RECORDS FOR PROCESSING:
---+---

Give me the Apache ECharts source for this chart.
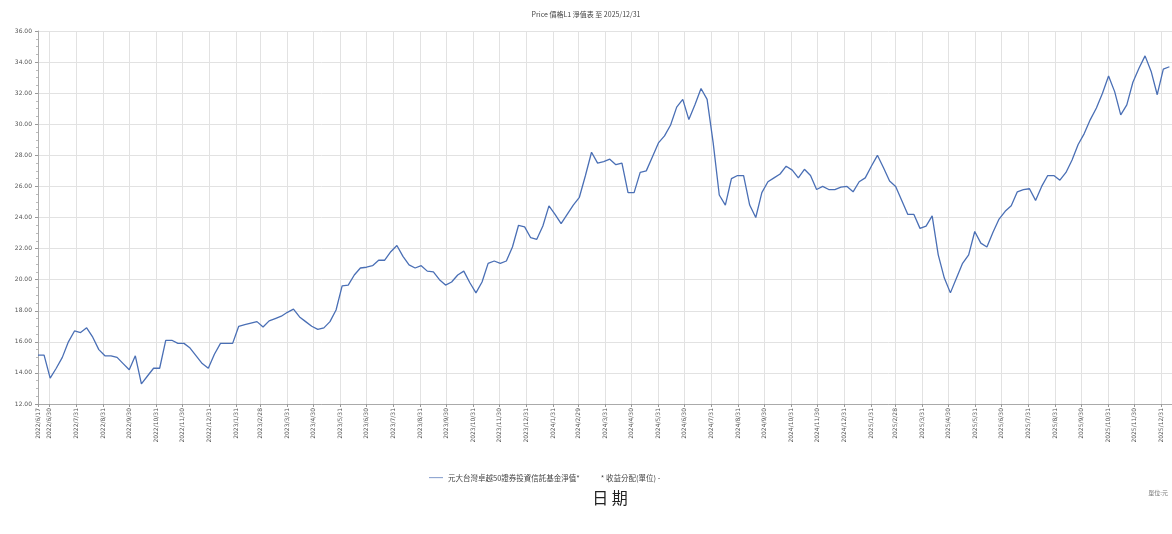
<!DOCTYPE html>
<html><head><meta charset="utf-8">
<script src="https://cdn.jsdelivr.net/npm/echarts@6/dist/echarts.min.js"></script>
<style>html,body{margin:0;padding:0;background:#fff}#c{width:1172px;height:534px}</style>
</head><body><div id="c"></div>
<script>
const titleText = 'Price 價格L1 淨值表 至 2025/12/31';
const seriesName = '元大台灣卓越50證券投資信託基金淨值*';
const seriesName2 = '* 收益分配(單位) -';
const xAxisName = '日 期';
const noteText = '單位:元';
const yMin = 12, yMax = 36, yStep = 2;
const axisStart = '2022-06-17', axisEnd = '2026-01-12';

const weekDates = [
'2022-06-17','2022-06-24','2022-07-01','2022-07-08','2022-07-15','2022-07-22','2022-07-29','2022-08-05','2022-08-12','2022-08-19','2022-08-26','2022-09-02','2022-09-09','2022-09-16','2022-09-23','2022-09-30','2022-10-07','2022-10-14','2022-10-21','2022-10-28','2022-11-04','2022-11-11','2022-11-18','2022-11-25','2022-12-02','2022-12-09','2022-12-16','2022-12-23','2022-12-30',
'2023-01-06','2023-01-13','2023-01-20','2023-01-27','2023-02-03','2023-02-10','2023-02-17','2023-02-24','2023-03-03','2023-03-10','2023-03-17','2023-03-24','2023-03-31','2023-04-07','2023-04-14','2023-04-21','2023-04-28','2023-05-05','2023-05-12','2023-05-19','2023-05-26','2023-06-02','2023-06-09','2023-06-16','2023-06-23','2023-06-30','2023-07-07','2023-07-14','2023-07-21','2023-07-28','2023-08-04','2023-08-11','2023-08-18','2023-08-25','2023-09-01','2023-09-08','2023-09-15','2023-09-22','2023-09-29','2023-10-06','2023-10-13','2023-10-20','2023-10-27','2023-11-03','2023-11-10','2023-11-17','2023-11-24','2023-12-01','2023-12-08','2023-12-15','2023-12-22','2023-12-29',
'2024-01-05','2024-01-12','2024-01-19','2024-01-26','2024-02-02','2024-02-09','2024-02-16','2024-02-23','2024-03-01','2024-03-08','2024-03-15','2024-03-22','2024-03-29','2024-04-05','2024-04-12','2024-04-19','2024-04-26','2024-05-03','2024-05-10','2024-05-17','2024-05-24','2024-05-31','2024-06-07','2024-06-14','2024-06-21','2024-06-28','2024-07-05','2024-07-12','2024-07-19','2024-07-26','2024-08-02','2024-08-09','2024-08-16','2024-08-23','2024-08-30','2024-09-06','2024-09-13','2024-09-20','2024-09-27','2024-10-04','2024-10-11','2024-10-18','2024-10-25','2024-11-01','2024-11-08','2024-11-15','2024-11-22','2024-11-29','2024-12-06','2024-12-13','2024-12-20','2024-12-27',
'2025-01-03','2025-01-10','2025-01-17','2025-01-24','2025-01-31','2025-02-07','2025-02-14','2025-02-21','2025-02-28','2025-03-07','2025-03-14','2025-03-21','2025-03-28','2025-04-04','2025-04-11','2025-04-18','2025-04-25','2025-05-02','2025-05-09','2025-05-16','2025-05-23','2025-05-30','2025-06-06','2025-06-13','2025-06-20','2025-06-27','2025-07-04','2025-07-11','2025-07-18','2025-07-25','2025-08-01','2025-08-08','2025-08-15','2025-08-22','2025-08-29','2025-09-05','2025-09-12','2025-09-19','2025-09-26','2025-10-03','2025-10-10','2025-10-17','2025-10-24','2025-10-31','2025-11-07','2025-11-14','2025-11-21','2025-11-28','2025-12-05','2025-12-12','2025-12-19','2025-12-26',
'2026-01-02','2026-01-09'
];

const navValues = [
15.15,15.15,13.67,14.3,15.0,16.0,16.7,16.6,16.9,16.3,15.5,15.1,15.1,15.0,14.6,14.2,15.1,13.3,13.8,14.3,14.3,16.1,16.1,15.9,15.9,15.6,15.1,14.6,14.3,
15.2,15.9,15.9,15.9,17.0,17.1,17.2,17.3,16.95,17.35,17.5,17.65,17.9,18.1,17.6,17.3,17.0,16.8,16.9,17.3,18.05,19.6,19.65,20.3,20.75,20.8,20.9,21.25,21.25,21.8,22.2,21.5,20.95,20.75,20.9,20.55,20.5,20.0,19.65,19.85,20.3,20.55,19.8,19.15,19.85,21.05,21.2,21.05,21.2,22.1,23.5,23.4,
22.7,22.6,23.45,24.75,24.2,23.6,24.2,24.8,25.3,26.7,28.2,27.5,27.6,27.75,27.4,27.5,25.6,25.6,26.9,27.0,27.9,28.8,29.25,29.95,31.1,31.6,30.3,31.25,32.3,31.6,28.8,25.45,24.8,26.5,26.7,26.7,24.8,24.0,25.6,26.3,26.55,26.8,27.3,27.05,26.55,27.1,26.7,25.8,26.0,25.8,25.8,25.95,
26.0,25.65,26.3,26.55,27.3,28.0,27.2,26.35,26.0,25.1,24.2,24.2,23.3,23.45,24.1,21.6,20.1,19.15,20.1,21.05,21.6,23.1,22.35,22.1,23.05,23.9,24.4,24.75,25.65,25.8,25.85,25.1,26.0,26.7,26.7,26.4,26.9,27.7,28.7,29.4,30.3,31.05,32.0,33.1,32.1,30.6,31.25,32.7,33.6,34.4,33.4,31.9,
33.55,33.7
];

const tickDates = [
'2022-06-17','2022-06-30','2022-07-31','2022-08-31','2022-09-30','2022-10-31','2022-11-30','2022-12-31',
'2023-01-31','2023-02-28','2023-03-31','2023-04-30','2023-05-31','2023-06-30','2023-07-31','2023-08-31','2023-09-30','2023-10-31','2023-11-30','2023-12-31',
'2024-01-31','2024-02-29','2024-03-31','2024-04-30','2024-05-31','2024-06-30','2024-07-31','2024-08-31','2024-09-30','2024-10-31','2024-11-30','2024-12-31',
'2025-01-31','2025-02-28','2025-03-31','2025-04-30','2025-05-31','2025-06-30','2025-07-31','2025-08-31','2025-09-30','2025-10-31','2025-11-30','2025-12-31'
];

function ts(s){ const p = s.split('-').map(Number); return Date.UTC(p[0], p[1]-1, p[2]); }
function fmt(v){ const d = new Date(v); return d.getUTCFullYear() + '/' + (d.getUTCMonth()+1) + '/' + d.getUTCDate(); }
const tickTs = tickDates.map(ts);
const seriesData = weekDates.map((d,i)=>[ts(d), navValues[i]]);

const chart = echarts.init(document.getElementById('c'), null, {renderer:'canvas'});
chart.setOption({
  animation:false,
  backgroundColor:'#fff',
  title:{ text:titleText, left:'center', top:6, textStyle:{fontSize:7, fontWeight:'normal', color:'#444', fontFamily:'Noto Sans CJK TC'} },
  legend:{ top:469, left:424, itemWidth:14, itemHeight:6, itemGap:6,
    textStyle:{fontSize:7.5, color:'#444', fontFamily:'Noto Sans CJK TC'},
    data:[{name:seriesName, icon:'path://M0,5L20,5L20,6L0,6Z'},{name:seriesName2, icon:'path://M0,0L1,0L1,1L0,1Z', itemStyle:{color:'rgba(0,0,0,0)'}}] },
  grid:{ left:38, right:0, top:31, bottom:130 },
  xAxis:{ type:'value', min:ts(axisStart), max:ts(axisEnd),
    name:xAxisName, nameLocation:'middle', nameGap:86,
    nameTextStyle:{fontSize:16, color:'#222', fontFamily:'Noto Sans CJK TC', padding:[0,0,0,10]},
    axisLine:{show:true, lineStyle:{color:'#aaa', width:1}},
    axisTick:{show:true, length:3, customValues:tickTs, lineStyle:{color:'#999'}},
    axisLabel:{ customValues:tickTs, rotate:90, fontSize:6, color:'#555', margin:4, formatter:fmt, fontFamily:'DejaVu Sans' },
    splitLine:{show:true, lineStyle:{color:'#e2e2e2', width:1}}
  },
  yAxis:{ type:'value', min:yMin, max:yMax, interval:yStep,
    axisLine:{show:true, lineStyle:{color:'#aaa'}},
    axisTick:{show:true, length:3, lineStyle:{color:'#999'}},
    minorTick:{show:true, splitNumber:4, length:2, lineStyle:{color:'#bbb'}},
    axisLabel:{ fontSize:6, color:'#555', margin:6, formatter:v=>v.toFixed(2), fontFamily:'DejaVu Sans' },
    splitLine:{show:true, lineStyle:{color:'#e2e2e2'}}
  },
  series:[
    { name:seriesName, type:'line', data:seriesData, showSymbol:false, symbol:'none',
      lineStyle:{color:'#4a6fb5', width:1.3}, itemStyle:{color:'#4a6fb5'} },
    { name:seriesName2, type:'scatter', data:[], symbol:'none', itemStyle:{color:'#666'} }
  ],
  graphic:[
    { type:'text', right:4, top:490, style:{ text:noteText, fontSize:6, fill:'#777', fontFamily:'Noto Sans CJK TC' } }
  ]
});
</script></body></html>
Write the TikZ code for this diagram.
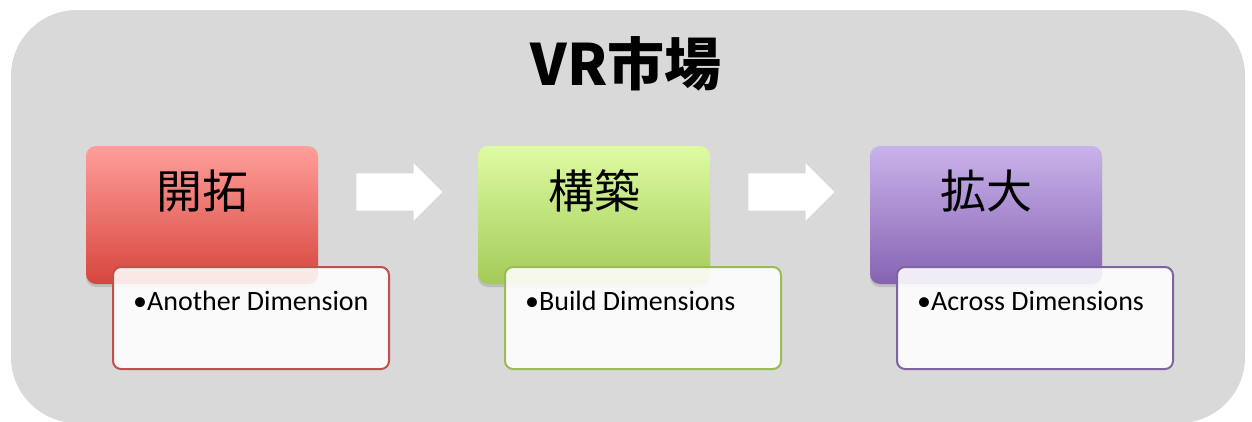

---+---

TASK DETAILS: Only the lines from the top of the data through the line with "const axisStart = '2022-06-17', axisEnd" should be quoted, exactly and with both ends kept; skip the pictures.

CORRECT OUTPUT:
Give me the Apache ECharts source for this chart.
<!DOCTYPE html>
<html><head><meta charset="utf-8">
<script src="https://cdn.jsdelivr.net/npm/echarts@6/dist/echarts.min.js"></script>
<style>html,body{margin:0;padding:0;background:#fff}#c{width:1172px;height:534px}</style>
</head><body><div id="c"></div>
<script>
const titleText = 'Price 價格L1 淨值表 至 2025/12/31';
const seriesName = '元大台灣卓越50證券投資信託基金淨值*';
const seriesName2 = '* 收益分配(單位) -';
const xAxisName = '日 期';
const noteText = '單位:元';
const yMin = 12, yMax = 36, yStep = 2;
const axisStart = '2022-06-17', axisEnd = '2026-01-12';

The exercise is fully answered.